*MATERIAL FOR THE TASK:*
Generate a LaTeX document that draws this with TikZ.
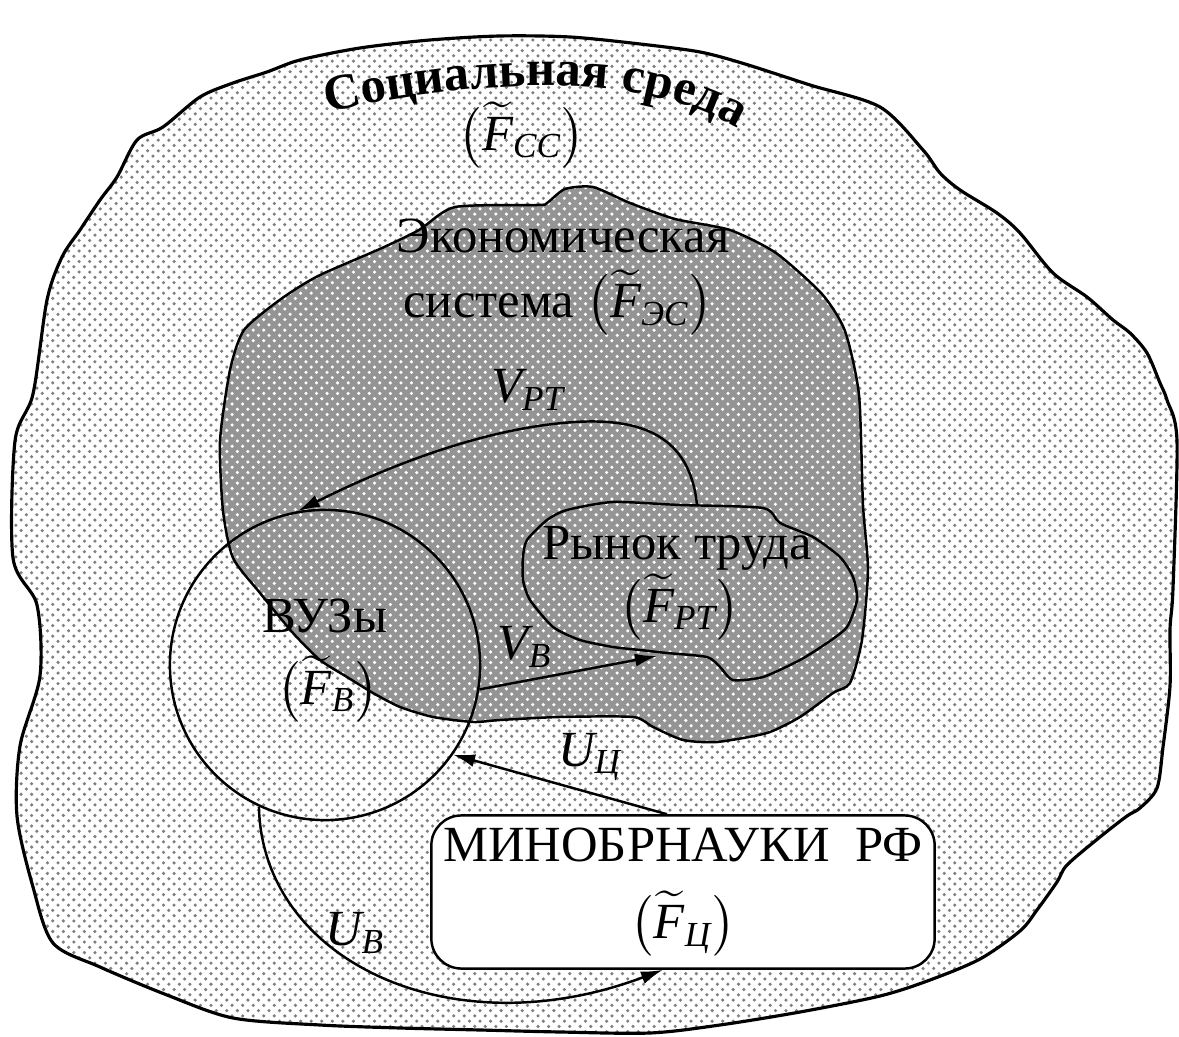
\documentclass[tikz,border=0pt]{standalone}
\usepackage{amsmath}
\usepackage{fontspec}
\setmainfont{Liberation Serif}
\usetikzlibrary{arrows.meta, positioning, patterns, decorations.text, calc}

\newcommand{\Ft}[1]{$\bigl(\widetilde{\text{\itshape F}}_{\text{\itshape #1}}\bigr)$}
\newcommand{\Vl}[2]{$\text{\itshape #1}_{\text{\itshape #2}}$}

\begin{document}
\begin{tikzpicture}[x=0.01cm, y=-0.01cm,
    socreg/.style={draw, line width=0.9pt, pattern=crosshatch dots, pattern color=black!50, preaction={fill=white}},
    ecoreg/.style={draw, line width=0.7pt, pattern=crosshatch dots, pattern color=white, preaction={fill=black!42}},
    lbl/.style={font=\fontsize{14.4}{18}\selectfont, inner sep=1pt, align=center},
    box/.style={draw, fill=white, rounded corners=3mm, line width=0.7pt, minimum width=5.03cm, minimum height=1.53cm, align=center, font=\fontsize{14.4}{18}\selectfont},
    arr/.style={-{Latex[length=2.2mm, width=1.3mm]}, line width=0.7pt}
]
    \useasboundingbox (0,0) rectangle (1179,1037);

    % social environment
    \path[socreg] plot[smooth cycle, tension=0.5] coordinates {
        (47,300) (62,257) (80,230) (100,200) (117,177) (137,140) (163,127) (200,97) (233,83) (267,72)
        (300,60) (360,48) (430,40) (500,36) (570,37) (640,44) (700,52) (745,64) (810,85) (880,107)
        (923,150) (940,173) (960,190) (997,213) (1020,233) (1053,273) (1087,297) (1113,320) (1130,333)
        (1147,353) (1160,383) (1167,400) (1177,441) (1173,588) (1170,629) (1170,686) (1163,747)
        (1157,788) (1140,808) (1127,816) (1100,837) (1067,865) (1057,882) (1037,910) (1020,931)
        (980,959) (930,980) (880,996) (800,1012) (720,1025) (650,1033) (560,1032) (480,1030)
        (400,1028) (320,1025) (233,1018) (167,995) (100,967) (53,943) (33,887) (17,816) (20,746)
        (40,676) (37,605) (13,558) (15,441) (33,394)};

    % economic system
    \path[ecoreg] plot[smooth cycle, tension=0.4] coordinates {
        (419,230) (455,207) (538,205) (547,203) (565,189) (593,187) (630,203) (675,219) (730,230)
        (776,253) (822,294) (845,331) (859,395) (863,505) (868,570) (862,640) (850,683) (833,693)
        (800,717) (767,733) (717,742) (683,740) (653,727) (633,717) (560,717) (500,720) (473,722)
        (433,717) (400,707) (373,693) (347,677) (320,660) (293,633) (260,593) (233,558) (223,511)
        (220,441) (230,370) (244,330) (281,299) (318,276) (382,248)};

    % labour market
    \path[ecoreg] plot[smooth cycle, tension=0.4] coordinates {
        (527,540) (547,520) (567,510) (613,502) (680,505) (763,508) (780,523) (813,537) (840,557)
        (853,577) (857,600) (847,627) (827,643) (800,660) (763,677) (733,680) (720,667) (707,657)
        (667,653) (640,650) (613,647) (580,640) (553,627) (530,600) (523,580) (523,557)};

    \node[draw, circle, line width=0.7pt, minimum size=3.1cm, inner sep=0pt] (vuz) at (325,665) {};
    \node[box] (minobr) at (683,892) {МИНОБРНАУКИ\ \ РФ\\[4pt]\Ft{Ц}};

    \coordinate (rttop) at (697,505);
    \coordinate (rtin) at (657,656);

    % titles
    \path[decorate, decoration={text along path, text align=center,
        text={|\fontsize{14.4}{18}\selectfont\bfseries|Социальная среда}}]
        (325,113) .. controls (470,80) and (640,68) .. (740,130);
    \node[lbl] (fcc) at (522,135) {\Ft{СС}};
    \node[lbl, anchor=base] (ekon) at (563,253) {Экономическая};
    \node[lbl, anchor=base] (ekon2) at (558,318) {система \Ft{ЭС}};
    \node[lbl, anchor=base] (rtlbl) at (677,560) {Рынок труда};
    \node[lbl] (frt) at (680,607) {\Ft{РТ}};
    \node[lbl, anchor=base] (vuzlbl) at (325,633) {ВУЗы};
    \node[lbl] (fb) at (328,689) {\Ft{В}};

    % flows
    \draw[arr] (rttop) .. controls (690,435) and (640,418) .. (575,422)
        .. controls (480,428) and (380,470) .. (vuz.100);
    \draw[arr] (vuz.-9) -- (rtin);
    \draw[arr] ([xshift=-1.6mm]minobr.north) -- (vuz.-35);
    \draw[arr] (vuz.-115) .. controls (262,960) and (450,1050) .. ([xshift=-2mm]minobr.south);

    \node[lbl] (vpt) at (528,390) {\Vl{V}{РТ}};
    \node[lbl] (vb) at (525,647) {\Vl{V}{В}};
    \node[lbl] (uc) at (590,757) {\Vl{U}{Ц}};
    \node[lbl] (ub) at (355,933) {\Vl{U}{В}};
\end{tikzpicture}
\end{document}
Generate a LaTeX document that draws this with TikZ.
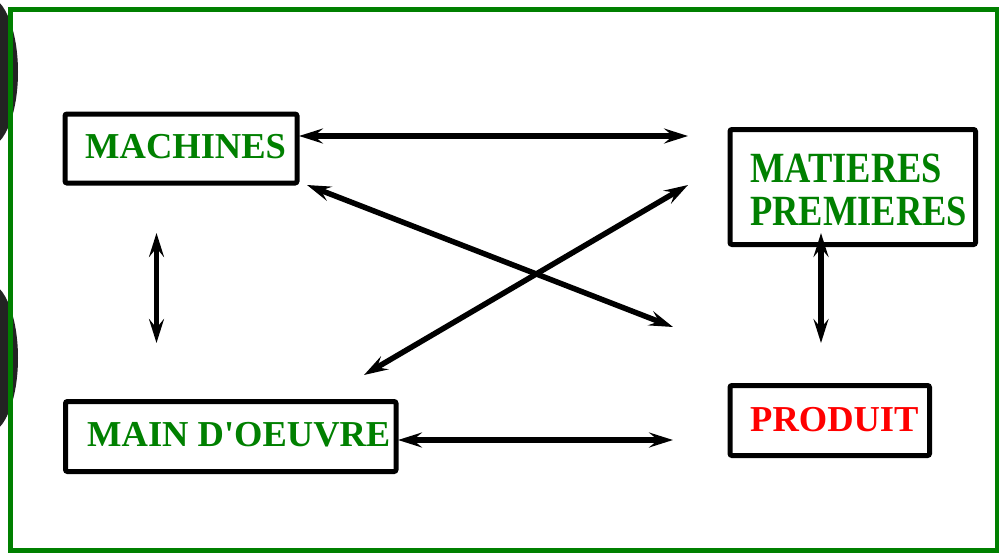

*SHORT TASK:* Pictures are excluded; output everything else in the data verbatim.

*ANSWER IN FULL:*
Generate a LaTeX document that draws this with TikZ.
\documentclass[tikz,border=0pt]{standalone}
\usepackage{amsmath}
\usepackage{fontspec}
\setmainfont{Liberation Serif}
\usetikzlibrary{arrows.meta, positioning, patterns, decorations.text, calc}

\newcommand{\Ft}[1]{$\bigl(\widetilde{\text{\itshape F}}_{\text{\itshape #1}}\bigr)$}
\newcommand{\Vl}[2]{$\text{\itshape #1}_{\text{\itshape #2}}$}

\begin{document}
\begin{tikzpicture}[x=0.01cm, y=-0.01cm,
    socreg/.style={draw, line width=0.9pt, pattern=crosshatch dots, pattern color=black!50, preaction={fill=white}},
    ecoreg/.style={draw, line width=0.7pt, pattern=crosshatch dots, pattern color=white, preaction={fill=black!42}},
    lbl/.style={font=\fontsize{14.4}{18}\selectfont, inner sep=1pt, align=center},
    box/.style={draw, fill=white, rounded corners=3mm, line width=0.7pt, minimum width=5.03cm, minimum height=1.53cm, align=center, font=\fontsize{14.4}{18}\selectfont},
    arr/.style={-{Latex[length=2.2mm, width=1.3mm]}, line width=0.7pt}
]
    \useasboundingbox (0,0) rectangle (1179,1037);

    % social environment
    \path[socreg] plot[smooth cycle, tension=0.5] coordinates {
        (47,300) (62,257) (80,230) (100,200) (117,177) (137,140) (163,127) (200,97) (233,83) (267,72)
        (300,60) (360,48) (430,40) (500,36) (570,37) (640,44) (700,52) (745,64) (810,85) (880,107)
        (923,150) (940,173) (960,190) (997,213) (1020,233) (1053,273) (1087,297) (1113,320) (1130,333)
        (1147,353) (1160,383) (1167,400) (1177,441) (1173,588) (1170,629) (1170,686) (1163,747)
        (1157,788) (1140,808) (1127,816) (1100,837) (1067,865) (1057,882) (1037,910) (1020,931)
        (980,959) (930,980) (880,996) (800,1012) (720,1025) (650,1033) (560,1032) (480,1030)
        (400,1028) (320,1025) (233,1018) (167,995) (100,967) (53,943) (33,887) (17,816) (20,746)
        (40,676) (37,605) (13,558) (15,441) (33,394)};

    % economic system
    \path[ecoreg] plot[smooth cycle, tension=0.4] coordinates {
        (419,230) (455,207) (538,205) (547,203) (565,189) (593,187) (630,203) (675,219) (730,230)
        (776,253) (822,294) (845,331) (859,395) (863,505) (868,570) (862,640) (850,683) (833,693)
        (800,717) (767,733) (717,742) (683,740) (653,727) (633,717) (560,717) (500,720) (473,722)
        (433,717) (400,707) (373,693) (347,677) (320,660) (293,633) (260,593) (233,558) (223,511)
        (220,441) (230,370) (244,330) (281,299) (318,276) (382,248)};

    % labour market
    \path[ecoreg] plot[smooth cycle, tension=0.4] coordinates {
        (527,540) (547,520) (567,510) (613,502) (680,505) (763,508) (780,523) (813,537) (840,557)
        (853,577) (857,600) (847,627) (827,643) (800,660) (763,677) (733,680) (720,667) (707,657)
        (667,653) (640,650) (613,647) (580,640) (553,627) (530,600) (523,580) (523,557)};

    \node[draw, circle, line width=0.7pt, minimum size=3.1cm, inner sep=0pt] (vuz) at (325,665) {};
    \node[box] (minobr) at (683,892) {МИНОБРНАУКИ\ \ РФ\\[4pt]\Ft{Ц}};

    \coordinate (rttop) at (697,505);
    \coordinate (rtin) at (657,656);

    % titles
    \path[decorate, decoration={text along path, text align=center,
        text={|\fontsize{14.4}{18}\selectfont\bfseries|Социальная среда}}]
        (325,113) .. controls (470,80) and (640,68) .. (740,130);
    \node[lbl] (fcc) at (522,135) {\Ft{СС}};
    \node[lbl, anchor=base] (ekon) at (563,253) {Экономическая};
    \node[lbl, anchor=base] (ekon2) at (558,318) {система \Ft{ЭС}};
    \node[lbl, anchor=base] (rtlbl) at (677,560) {Рынок труда};
    \node[lbl] (frt) at (680,607) {\Ft{РТ}};
    \node[lbl, anchor=base] (vuzlbl) at (325,633) {ВУЗы};
    \node[lbl] (fb) at (328,689) {\Ft{В}};

    % flows
    \draw[arr] (rttop) .. controls (690,435) and (640,418) .. (575,422)
        .. controls (480,428) and (380,470) .. (vuz.100);
    \draw[arr] (vuz.-9) -- (rtin);
    \draw[arr] ([xshift=-1.6mm]minobr.north) -- (vuz.-35);
    \draw[arr] (vuz.-115) .. controls (262,960) and (450,1050) .. ([xshift=-2mm]minobr.south);

    \node[lbl] (vpt) at (528,390) {\Vl{V}{РТ}};
    \node[lbl] (vb) at (525,647) {\Vl{V}{В}};
    \node[lbl] (uc) at (590,757) {\Vl{U}{Ц}};
    \node[lbl] (ub) at (355,933) {\Vl{U}{В}};
\end{tikzpicture}
\end{document}
Generate a LaTeX document that draws this with TikZ.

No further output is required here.